[Stated task] Lift out each line of the data that holds "this".
* start Supplied entries *
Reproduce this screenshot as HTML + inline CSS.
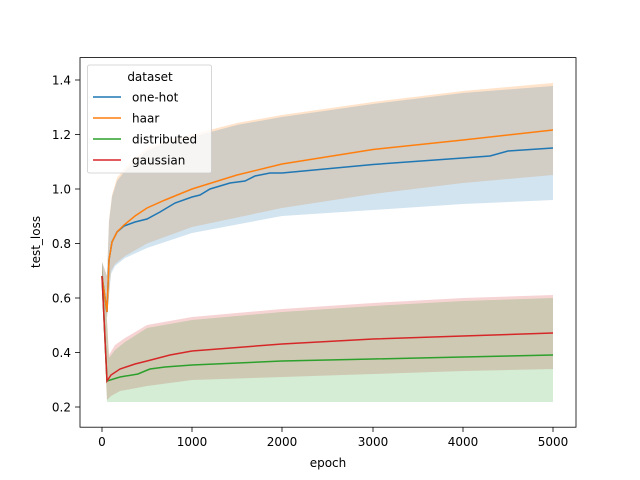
<!DOCTYPE html><html><head><style>body{margin:0;background:#fff}svg{display:block;font-family:"DejaVu Sans","Liberation Sans",sans-serif}</style></head><body>
<svg width="640" height="480" viewBox="0 0 640 480">
<rect width="640" height="480" fill="#fff"/>
<g stroke="none">
<path d="M102,262 L107,276 L109,220 L112,195 L117,178 L125,168 L135,158 L147,148 L165,141 L192,134.5 L237,123 L282,115 L373,102 L463,91 L553,83 L553,175 L463,183 L373,194 L282,208 L192,227 L147,243.5 L125,256 L115,264 L111,271 L107,318 L102,290Z" fill="#ff7f0e" fill-opacity="0.22"/>
<path d="M102,262 L107,276 L109,222 L112,197 L117,181 L125,171 L135,161 L147,151 L165,143 L192,137 L237,125 L282,117 L373,104 L463,93 L553,86 L553,200 L463,204 L373,210 L282,216 L192,233 L147,248 L125,258 L115,266 L111,274 L107,318 L102,290Z" fill="#1f77b4" fill-opacity="0.2"/>
<path d="M102,262 L107,320 L109,355 L115,345 L125,338 L147,325 L192,317 L282,309 L373,303 L463,298 L553,295 L553,369 L463,371 L373,374 L282,377 L192,380 L147,386 L120,391 L111,396 L107,400 L102,290Z" fill="#d62728" fill-opacity="0.2"/>
<path d="M102,262 L107,320 L109,358 L115,350 L125,342 L147,328 L192,320 L282,312 L373,306 L463,301 L553,298 L553,402 L463,402 L373,402 L282,402 L192,402 L147,402 L111,402 L107,402 L102,290Z" fill="#2ca02c" fill-opacity="0.2"/>
</g>
<g fill="none" stroke-width="1.5">
<path d="M102,276 L107,312 L109,260 L112,242 L117,232 L124,226 L135,222 L147,219 L160,212 L175,203 L192,197 L200,195 L210,189 L230,183 L245,181 L255,176 L270,173 L282,173 L373,164.5 L463,158 L490,156 L508,151 L553,148" stroke="#1f77b4"/>
<path d="M102,276 L107,312 L109,260 L112,242 L117,232 L124,225 L135,216 L147,208 L165,200 L192,189 L237,175 L282,164 L373,149.5 L463,140 L553,130" stroke="#ff7f0e"/>
<path d="M102,276 L107,381 L120,377 L138,374 L145,371 L150,369 L165,367 L192,365 L282,361 L373,359 L463,357 L553,355" stroke="#2ca02c"/>
<path d="M102,276 L107,381 L111,375 L120,369 L135,364 L147,361 L170,355 L192,351 L282,344 L373,339 L463,336 L553,333" stroke="#d62728"/>
</g>
<rect x="80" y="57.6" width="496" height="369.6" fill="none" stroke="#000" stroke-width="0.8"/>
<g stroke="#000" stroke-width="0.8">
<line x1="102" y1="427" x2="102" y2="432"/><line x1="192" y1="427" x2="192" y2="432"/><line x1="282" y1="427" x2="282" y2="432"/><line x1="373" y1="427" x2="373" y2="432"/><line x1="463" y1="427" x2="463" y2="432"/><line x1="553" y1="427" x2="553" y2="432"/>
<line x1="75" y1="407" x2="80" y2="407"/><line x1="75" y1="352.5" x2="80" y2="352.5"/><line x1="75" y1="298" x2="80" y2="298"/><line x1="75" y1="243.5" x2="80" y2="243.5"/><line x1="75" y1="189" x2="80" y2="189"/><line x1="75" y1="134.5" x2="80" y2="134.5"/><line x1="75" y1="80" x2="80" y2="80"/>
</g>
<g font-size="12" fill="#000" text-anchor="middle">
<text x="102" y="446">0</text><text x="192" y="446">1000</text><text x="282" y="446">2000</text><text x="373" y="446">3000</text><text x="463" y="446">4000</text><text x="553" y="446">5000</text>
<text x="328" y="467">epoch</text>
</g>
<g font-size="12" fill="#000" text-anchor="end">
<text x="71" y="411.5">0.2</text><text x="71" y="357">0.4</text><text x="71" y="302.5">0.6</text><text x="71" y="248">0.8</text><text x="71" y="193.5">1.0</text><text x="71" y="139">1.2</text><text x="71" y="84.5">1.4</text>
</g>
<text transform="translate(40,242) rotate(-90)" font-size="12" text-anchor="middle">test_loss</text>
<rect x="87.5" y="65" width="124" height="108" rx="2" fill="#fff" fill-opacity="0.8" stroke="#ccc" stroke-width="0.8"/>
<text x="150" y="81" font-size="12" text-anchor="middle">dataset</text>
<g stroke-width="1.5"><line x1="93" y1="97" x2="121" y2="97" stroke="#1f77b4"/><line x1="93" y1="118" x2="121" y2="118" stroke="#ff7f0e"/><line x1="93" y1="139" x2="121" y2="139" stroke="#2ca02c"/><line x1="93" y1="160" x2="121" y2="160" stroke="#d62728"/></g>
<g font-size="12"><text x="132" y="101.5">one-hot</text><text x="132" y="122.5">haar</text><text x="132" y="143.5">distributed</text><text x="132" y="164.5">gaussian</text></g>
</svg></body></html>
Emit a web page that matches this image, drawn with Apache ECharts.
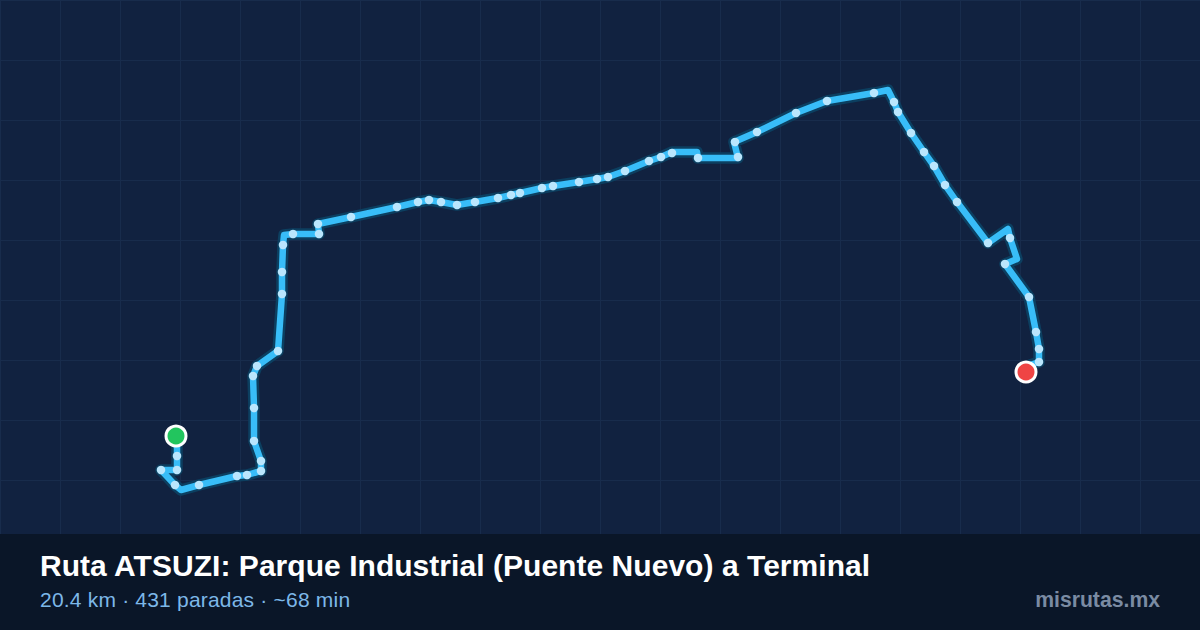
<!DOCTYPE html>
<html><head><meta charset="utf-8">
<style>html,body{margin:0;padding:0;background:#112240}#c{width:1200px;height:630px}
#c text[style*=" 21px"]{letter-spacing:.2px}
#c text[style*=" 30px"]{letter-spacing:.04px}
</style>
<script src="https://cdn.jsdelivr.net/npm/echarts@6/dist/echarts.min.js"></script>
</head><body><div id="c"></div>
<script>
const routeX=[177,177,177,161,175,181,199,237,247,261,261,254,254,253,257,278,282,282,283,284,293,319,318,351,397,418,429,441,457,475,498,511,520,542,553,579,597,608,625,649,661,672,697,698,738,734,757,796,827,874,888,894,898,911,924,934,945,957,988,1008,1010,1017,1005,1029,1036,1039,1039,1030,1026];
const routeY=[436,456,470,470,485,490,485,476,475,471,461,441,408,376,366,351,294,272,245,235,234,234,224,217,207,202,200,202,205,202,198,195,193,188,186,182,179,177,171,161,157,152,152,158,158,142,132,113,101,93,90,102,112,133,152,166,185,202,243,229,238,259,264,297,332,349,362,365,372];
const stopX=[177,177,161,175,199,237,247,261,261,254,254,253,257,278,282,282,283,293,319,318,351,397,418,429,441,457,475,498,511,520,542,553,579,597,608,625,649,661,672,698,738,735,757,796,827,874,894,898,911,924,934,945,957,988,1010,1005,1029,1036,1039,1039];
const stopY=[456,470,470,485,485,476,475,471,461,441,408,376,366,351,294,272,245,234,234,224,217,207,202,200,202,205,202,198,195,193,188,186,182,179,177,171,161,157,153,158,157,142,132,113,101,93,102,112,133,152,166,185,202,243,238,264,297,332,349,362];
const startPoint=[176,436];
const endPoint=[1026,372];
const titleText="Ruta ATSUZI: Parque Industrial (Puente Nuevo) a Terminal";
const subtitleText="20.4 km · 431 paradas · ~68 min";
const brandText="misrutas.mx";

const zip=(a,b)=>a.map((v,i)=>[v,b[i]]);
const route=zip(routeX,routeY), stops=zip(stopX,stopY);
const font='"Liberation Sans", Arial, sans-serif';
const chart=echarts.init(document.getElementById('c'),null,{renderer:'svg'});
chart.setOption({
  animation:false,
  backgroundColor:'#112240',
  grid:{left:0,right:0,top:0,bottom:0,containLabel:false},
  xAxis:{type:'value',min:0,max:1200,interval:60,axisLine:{show:false},axisTick:{show:false},axisLabel:{show:false},
    splitLine:{show:true,lineStyle:{color:'#182c4c',width:1}}},
  yAxis:{type:'value',min:0,max:630,interval:60,inverse:true,axisLine:{show:false},axisTick:{show:false},axisLabel:{show:false},
    splitLine:{show:true,lineStyle:{color:'#182c4c',width:1}}},
  graphic:[{type:'rect',z:1,shape:{x:0,y:534,width:1200,height:96},style:{fill:'#0a1628'}}],
  title:[
    {text:titleText,left:40,top:548,padding:0,textStyle:{color:'#ffffff',fontFamily:font,fontWeight:'bold',fontSize:30,lineHeight:34}},
    {text:subtitleText,left:40,top:587,padding:0,textStyle:{color:'#7db8e8',fontFamily:font,fontWeight:'normal',fontSize:21,lineHeight:24}},
    {text:brandText,right:40,top:587,padding:0,textStyle:{color:'#7a8ba3',fontFamily:font,fontWeight:'bold',fontSize:21.2,lineHeight:24}}
  ],
  series:[
    {type:'line',data:route,symbol:'none',silent:true,z:2,lineStyle:{color:'#0c3f60',width:11.5,join:'round',cap:'round'}},
    {type:'line',data:route,symbol:'none',silent:true,z:3,lineStyle:{color:'#38bdf8',width:6.5,join:'round',cap:'round'}},
    {type:'scatter',data:stops,symbolSize:8.5,silent:true,z:4,itemStyle:{color:'#bae6fd',opacity:1}},
    {type:'scatter',data:[startPoint],symbolSize:20,silent:true,z:5,itemStyle:{color:'#22c55e',borderColor:'#ffffff',borderWidth:3,opacity:1}},
    {type:'scatter',data:[endPoint],symbolSize:20,silent:true,z:5,itemStyle:{color:'#ef4444',borderColor:'#ffffff',borderWidth:3,opacity:1}}
  ]
});
</script></body></html>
* end Supplied entries *
[Task answer]
Reproduce this screenshot as HTML + inline CSS.
Emit a web page that matches this image, drawn with Apache ECharts.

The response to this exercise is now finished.